After all, while we usually use the term "hell" to refer to the place of the damned, the term "hell" in Scripture often refers simply to the place of the dead. I think one reason people turn to interpretation (2) above is from simply hearing interpretation (1) too much. They realize that (1) is wrong, but don't recognize that this is not a warfare analogy at all.
Instead, hell is like a prison, with gates that close in the dead, so that they cannot return to life. These gates are opened with keys. This, I think, is perhaps the most crucial (key? ha!) thing that permits us to properly understand the sense of the text.
Recall that John tells us that Jesus has the keys of hell and death:
17 And when I saw him, I fell at his feet as dead. And he laid his right hand upon me, saying unto me, Fear not; I am the first and the last: 18 I am he that liveth, and was dead; and, behold, I am alive for evermore, Amen; and have the keys of hell and of death.
Notice that we know this is Jesus: he is the first and the last, the one that lives although he was dead, and now lives eternally. It is through faith in Jesus that we escape death. Indeed, it is only by faith in Jesus that we escape the bonds of death. All mankind will be raised, but those who do not trust in Christ will be raised to the second death.
This all makes sense in the context, for the very next verse continues:
Matthew 16:19 And I will give unto thee the keys of the kingdom of heaven: and whatsoever thou shalt bind on earth shall be bound in heaven: and whatsoever thou shalt loose on earth shall be loosed in heaven.
What are these keys? There is debate by some over this, but the easiest explanation is that they are the gospel: they are the way in which we are freed from the gates of hell. Thus, even as here Jesus told Peter that Peter would receive these keys, so also the same promise (without mentioning the keys specifically) is given to the other apostles:
Matthew 18:18 Verily I say unto you, Whatsoever ye shall bind on earth shall be bound in heaven: and whatsoever ye shall loose on earth shall be loosed in heaven.
The apostles fulfilled this purpose. They preached the gospel and committed Jesus' teachings to writings: the scriptures of the New Testament.

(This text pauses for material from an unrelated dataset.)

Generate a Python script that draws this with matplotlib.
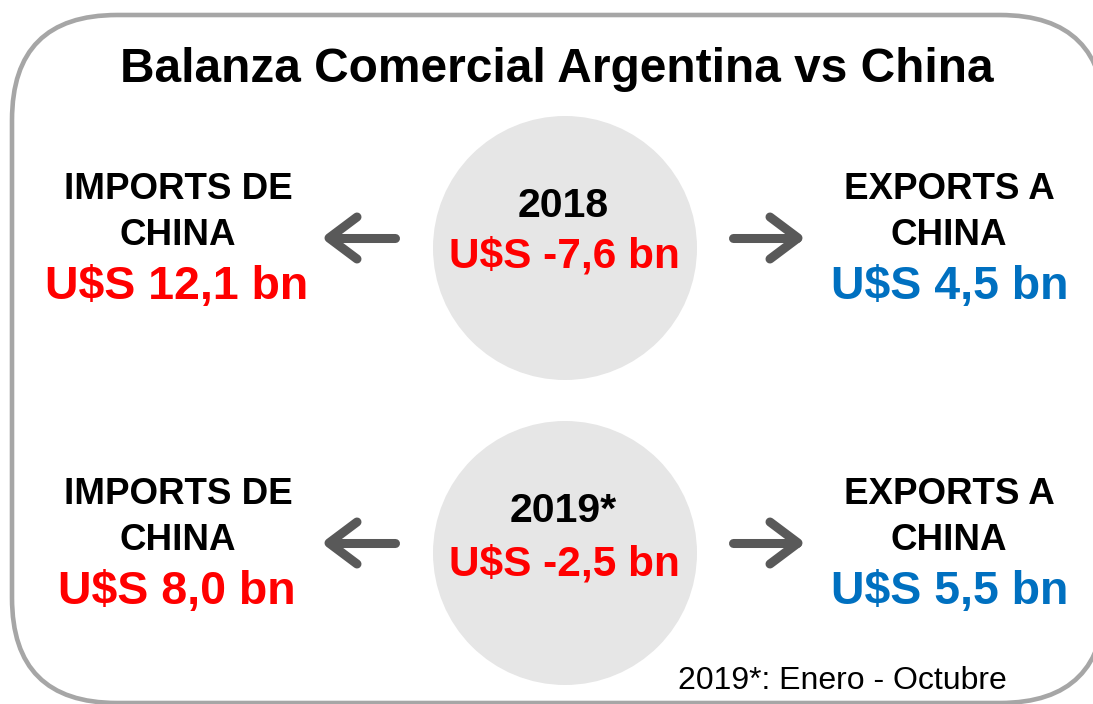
import matplotlib
matplotlib.use("Agg")
import matplotlib.pyplot as plt
from matplotlib.patches import Circle, FancyBboxPatch

# ---- data ----
title = "Balanza Comercial Argentina vs China"
years = ["2018", "2019*"]
imports_bn = [12.1, 8.0]
exports_bn = [4.5, 5.5]
balance_bn = [-7.6, -2.5]
imports_label = ["IMPORTS DE", "CHINA"]
exports_label = ["EXPORTS A", "CHINA"]
footnote = "2019*: Enero - Octubre"


def fmt(v):
    return "U$S " + f"{v:.1f}".replace(".", ",") + " bn"


plt.rcParams['font.family'] = ['Liberation Sans', 'DejaVu Sans']

W, H = 1093, 704
fig = plt.figure(figsize=(W / 100, H / 100), dpi=100)
ax = fig.add_axes([0, 0, 1, 1])
ax.set_xlim(0, W)
ax.set_ylim(H, 0)
ax.set_aspect('equal')
ax.axis('off')

RED = "#FF0000"
BLUE = "#0070C0"
ARROW = "#595959"

# outer rounded border
border = FancyBboxPatch((12, 15), 1093, 688,
                        boxstyle="round,pad=0,rounding_size=105",
                        facecolor="white", edgecolor="#A6A6A6", linewidth=3.3)
ax.add_patch(border)

ax.text(557, 82, title, ha='center', va='baseline', fontsize=34.5,
        fontweight='bold', color='black')

row_offset = 305
for i, yr in enumerate(years):
    dy = i * row_offset
    # circle
    ax.add_patch(Circle((565, 248 + dy), 132, facecolor="#E6E6E6",
                        edgecolor="none"))
    ax.text(563, 217 + dy, yr, ha='center', va='baseline', fontsize=29.5,
            fontweight='bold', color='black')
    ax.text(564, 267 + dy + 4 * i, fmt(balance_bn[i]), ha='center',
            va='baseline', fontsize=30.5, fontweight='bold', color=RED)

    # imports side
    ax.text(178, 199 + dy, imports_label[0], ha='center', va='baseline',
            fontsize=26.5, fontweight='bold', color='black')
    ax.text(178, 245 + dy, imports_label[1], ha='center', va='baseline',
            fontsize=26.5, fontweight='bold', color='black')
    ax.text(177, 299 + dy, fmt(imports_bn[i]), ha='center', va='baseline',
            fontsize=33.5, fontweight='bold', color=RED)

    # exports side
    ax.text(949, 199 + dy, exports_label[0], ha='center', va='baseline',
            fontsize=26.5, fontweight='bold', color='black')
    ax.text(949, 245 + dy, exports_label[1], ha='center', va='baseline',
            fontsize=26.5, fontweight='bold', color='black')
    ax.text(950, 299 + dy, fmt(exports_bn[i]), ha='center', va='baseline',
            fontsize=33.5, fontweight='bold', color=BLUE)

    # arrows
    ya = 238 + dy
    kw = dict(color=ARROW, linewidth=6.5, solid_capstyle='round',
              solid_joinstyle='round')
    # left arrow
    ax.plot([330, 395], [ya, ya], **kw)
    ax.plot([357, 329, 357], [ya - 21, ya, ya + 21], **kw)
    # right arrow
    ax.plot([733, 797], [ya, ya], **kw)
    ax.plot([770, 798, 770], [ya - 21, ya, ya + 21], **kw)

ax.text(842, 689, footnote, ha='center', va='baseline', fontsize=23,
        color='black')

fig.savefig("out.png", dpi=100)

It's important to recall that this is the metaphor of the key in Scripture: it is one of unlocking and locking. Thus, we see the lawyers criticized for essentially locking away the truth of Old Testament Scripture:
Luke 11:52 Woe unto you, lawyers! for ye have taken away the key of knowledge: ye entered not in yourselves, and them that were entering in ye hindered.
In contrast, Jesus is said to have the key of David, and to be able to shut and close without contest:
Revelation 3:7 And to the angel of the church in Philadelphia write; These things saith he that is holy, he that is true, he that hath the key of David, he that openeth, and no man shutteth; and shutteth, and no man openeth;
(Quoting from: Isaiah 22:22 And the key of the house of David will I lay upon his shoulder; so he shall open, and none shall shut; and he shall shut, and none shall open.)
So, what is it that the verse is saying? It is saying, as best I understand it, that death will not prevail against the church, but rather Jesus will raise us from the dead - and that Jesus did show this way of escape (these keys of the kingdom of heaven) by which we can be loosed from(if he have faith like Peter did) and be bound in (if we do not have the faith of Peter) death.
In my opinion, the final confirmation that this is correct comes from what immediately follow verse 19:
20 Then charged he his disciples that they should tell no man that he was Jesus the Christ. 21 From that time forth began Jesus to shew unto his disciples, how that he must go unto Jerusalem, and suffer many things of the elders and chief priests and scribes, and be killed, and be raised again the third day.
This is the victory over death and hell, and these are the keys that Peter freely gave us, recorded in Peter's sermon in the second chapter of the Acts of the Apostles:
23 Him, being delivered by the determinate counsel and foreknowledge of God, ye have taken, and by wicked hands have crucified and slain: 24 Whom God hath raised up, having loosed the pains of death: because it was not possible that he should be holden of it. 25 For David speaketh concerning him, I foresaw the Lord always before my face, for he is on my right hand, that I should not be moved: 26 Therefore did my heart rejoice, and my tongue was glad; moreover also my flesh shall rest in hope: 27 Because thou wilt not leave my soul in hell, neither wilt thou suffer thine Holy One to see corruption. 28 Thou hast made known to me the ways of life; thou shalt make me full of joy with thy countenance.
Notice how the pains of death are "loosed" because they could not "hold" him. Thus, Jesus was not left in the grave, in the place of the dead, but he was raised to eternal life, as will all those who repent of their sins and trust in him.
Dear reader, if you have not repented of your sins and trusted in Jesus, do so today. It is the only way that you will prevail against the gates of hell.